I was loving it—laughing with fellow riders, teeth full of mud, brake squeals and chain grinds echoing through the trees. Then, silence. My rear brake was kaput. Not even at WP1 yet!
At WP1, Seamus was ready with his phone to mock my “strategy.” But it was working, considering I had only a front brake. After a chain lube, some marmite sarmies, and Seamus’ taunts, I hit the road again.
From WP1 onward, I rode solo, enjoying the scenery but not the sounds from my bike.
Then, out of nowhere, a laugh and “Hoe lyk it?” – Enter Charl Kemp (a great wedding photographer, if you’re looking). After an introduction and condensed life story each, we’d (un)officially teamed up, laughing, suffering, and swapping war stories. Charl bombed the descents, warning me of sketchy spots so I could nurse my fading front brake.
At WP2, Charl’s wife Roxy doused our chains with water and Squirt Chain Lube. With fresh peanut butter sarmies in hand, we were back on track, the miles flying by with my new riding buddy. But on one climb, Charl’s AXS rear mech turned red. “Don’t worry,” I said, “you’ve got plenty hours left before it’s vrot.” Uh, wrong. Click, click… no bzz bzz. “Shit,” he muttered. (I’m still convinced it was his shifter that had died).

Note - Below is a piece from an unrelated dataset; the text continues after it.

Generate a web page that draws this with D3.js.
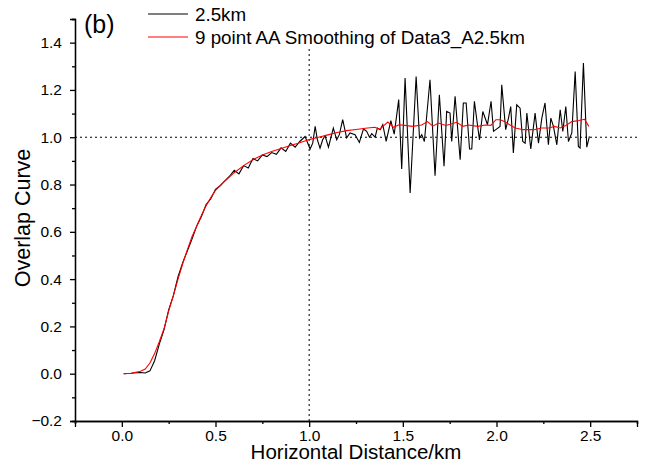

Now, I had no brakes, and Charl had no gears. A perfect match for Plett’s MTO trails! We laughed and slipped our way down until, of course, Seamus appeared again, phone in hand, smirk smeared widely across his face. This time, though, he helped Charl up the last hill into Ziggy’s Zig Zag.
I opted for the dirt road shortcut, and we regrouped at the bottom, cruising to the finish.
A fist bump and a photo marked the end of an epic day. Now, it’s off to Kev at The Bike Shop—brakes are at -2, but I’m +1 on the friend count.
See you tomorrow, let’s hope it’s drier!